* [AIM]
Copy each line of the data below exactly, leaving out pictures.

* [DATASET CONTENT]

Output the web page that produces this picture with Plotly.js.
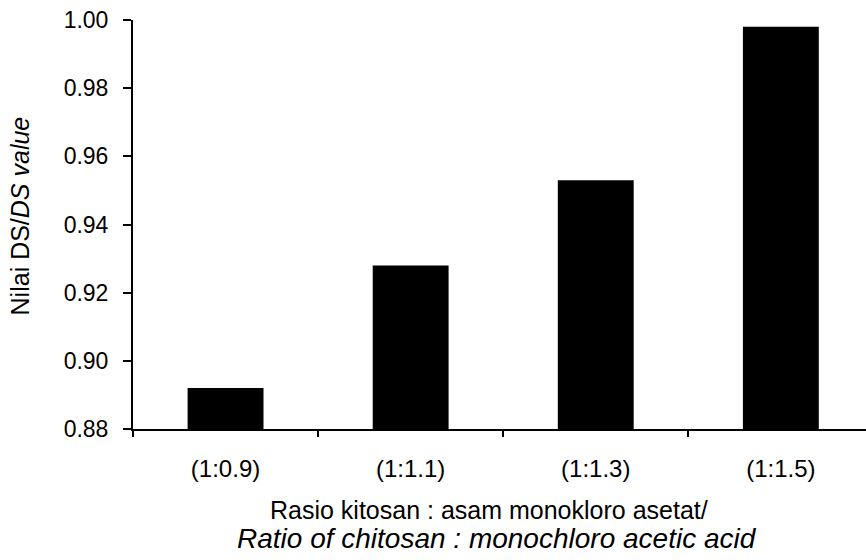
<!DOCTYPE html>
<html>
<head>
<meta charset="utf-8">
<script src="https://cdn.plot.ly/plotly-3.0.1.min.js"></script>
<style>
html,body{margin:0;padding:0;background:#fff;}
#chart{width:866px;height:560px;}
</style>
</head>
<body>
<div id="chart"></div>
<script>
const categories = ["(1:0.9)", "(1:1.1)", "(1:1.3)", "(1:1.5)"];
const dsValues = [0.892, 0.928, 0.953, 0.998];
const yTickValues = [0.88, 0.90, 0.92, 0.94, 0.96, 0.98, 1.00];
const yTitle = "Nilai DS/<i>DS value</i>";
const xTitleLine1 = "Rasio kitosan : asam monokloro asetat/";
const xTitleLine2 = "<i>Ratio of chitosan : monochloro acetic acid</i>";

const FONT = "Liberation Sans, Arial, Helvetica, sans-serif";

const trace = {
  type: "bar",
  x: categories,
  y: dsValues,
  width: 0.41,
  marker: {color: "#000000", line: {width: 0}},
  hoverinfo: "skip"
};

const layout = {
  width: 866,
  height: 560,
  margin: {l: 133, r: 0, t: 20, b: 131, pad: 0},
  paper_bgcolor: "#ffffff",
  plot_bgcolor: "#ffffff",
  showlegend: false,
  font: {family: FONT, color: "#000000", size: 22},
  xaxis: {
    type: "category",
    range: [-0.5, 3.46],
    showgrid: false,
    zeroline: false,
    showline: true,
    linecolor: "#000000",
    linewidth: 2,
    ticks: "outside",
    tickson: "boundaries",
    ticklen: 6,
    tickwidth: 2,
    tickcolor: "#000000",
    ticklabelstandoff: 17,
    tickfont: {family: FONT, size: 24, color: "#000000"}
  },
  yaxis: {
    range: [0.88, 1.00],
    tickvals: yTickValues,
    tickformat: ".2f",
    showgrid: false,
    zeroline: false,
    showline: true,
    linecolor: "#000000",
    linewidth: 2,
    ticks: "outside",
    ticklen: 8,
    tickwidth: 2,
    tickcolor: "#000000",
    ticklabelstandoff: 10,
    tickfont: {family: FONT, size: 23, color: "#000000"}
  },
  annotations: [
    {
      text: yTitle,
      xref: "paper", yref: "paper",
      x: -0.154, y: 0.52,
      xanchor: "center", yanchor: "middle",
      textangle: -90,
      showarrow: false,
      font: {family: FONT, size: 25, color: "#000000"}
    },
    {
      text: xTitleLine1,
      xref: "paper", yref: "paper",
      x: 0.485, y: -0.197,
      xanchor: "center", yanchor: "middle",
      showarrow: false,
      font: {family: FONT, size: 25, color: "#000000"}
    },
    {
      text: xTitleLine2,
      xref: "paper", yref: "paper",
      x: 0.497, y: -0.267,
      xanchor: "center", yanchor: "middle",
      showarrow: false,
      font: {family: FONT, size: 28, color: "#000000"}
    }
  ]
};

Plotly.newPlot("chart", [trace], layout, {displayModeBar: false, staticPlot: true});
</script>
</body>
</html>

* [EXERCISE ANSWER]
Output the web page that produces this picture with Plotly.js.
<!DOCTYPE html>
<html>
<head>
<meta charset="utf-8">
<script src="https://cdn.plot.ly/plotly-3.0.1.min.js"></script>
<style>
html,body{margin:0;padding:0;background:#fff;}
#chart{width:866px;height:560px;}
</style>
</head>
<body>
<div id="chart"></div>
<script>
const categories = ["(1:0.9)", "(1:1.1)", "(1:1.3)", "(1:1.5)"];
const dsValues = [0.892, 0.928, 0.953, 0.998];
const yTickValues = [0.88, 0.90, 0.92, 0.94, 0.96, 0.98, 1.00];
const yTitle = "Nilai DS/<i>DS value</i>";
const xTitleLine1 = "Rasio kitosan : asam monokloro asetat/";
const xTitleLine2 = "<i>Ratio of chitosan : monochloro acetic acid</i>";

const FONT = "Liberation Sans, Arial, Helvetica, sans-serif";

const trace = {
  type: "bar",
  x: categories,
  y: dsValues,
  width: 0.41,
  marker: {color: "#000000", line: {width: 0}},
  hoverinfo: "skip"
};

const layout = {
  width: 866,
  height: 560,
  margin: {l: 133, r: 0, t: 20, b: 131, pad: 0},
  paper_bgcolor: "#ffffff",
  plot_bgcolor: "#ffffff",
  showlegend: false,
  font: {family: FONT, color: "#000000", size: 22},
  xaxis: {
    type: "category",
    range: [-0.5, 3.46],
    showgrid: false,
    zeroline: false,
    showline: true,
    linecolor: "#000000",
    linewidth: 2,
    ticks: "outside",
    tickson: "boundaries",
    ticklen: 6,
    tickwidth: 2,
    tickcolor: "#000000",
    ticklabelstandoff: 17,
    tickfont: {family: FONT, size: 24, color: "#000000"}
  },
  yaxis: {
    range: [0.88, 1.00],
    tickvals: yTickValues,
    tickformat: ".2f",
    showgrid: false,
    zeroline: false,
    showline: true,
    linecolor: "#000000",
    linewidth: 2,
    ticks: "outside",
    ticklen: 8,
    tickwidth: 2,
    tickcolor: "#000000",
    ticklabelstandoff: 10,
    tickfont: {family: FONT, size: 23, color: "#000000"}
  },
  annotations: [
    {
      text: yTitle,
      xref: "paper", yref: "paper",
      x: -0.154, y: 0.52,
      xanchor: "center", yanchor: "middle",
      textangle: -90,
      showarrow: false,
      font: {family: FONT, size: 25, color: "#000000"}
    },
    {
      text: xTitleLine1,
      xref: "paper", yref: "paper",
      x: 0.485, y: -0.197,
      xanchor: "center", yanchor: "middle",
      showarrow: false,
      font: {family: FONT, size: 25, color: "#000000"}
    },
    {
      text: xTitleLine2,
      xref: "paper", yref: "paper",
      x: 0.497, y: -0.267,
      xanchor: "center", yanchor: "middle",
      showarrow: false,
      font: {family: FONT, size: 28, color: "#000000"}
    }
  ]
};

Plotly.newPlot("chart", [trace], layout, {displayModeBar: false, staticPlot: true});
</script>
</body>
</html>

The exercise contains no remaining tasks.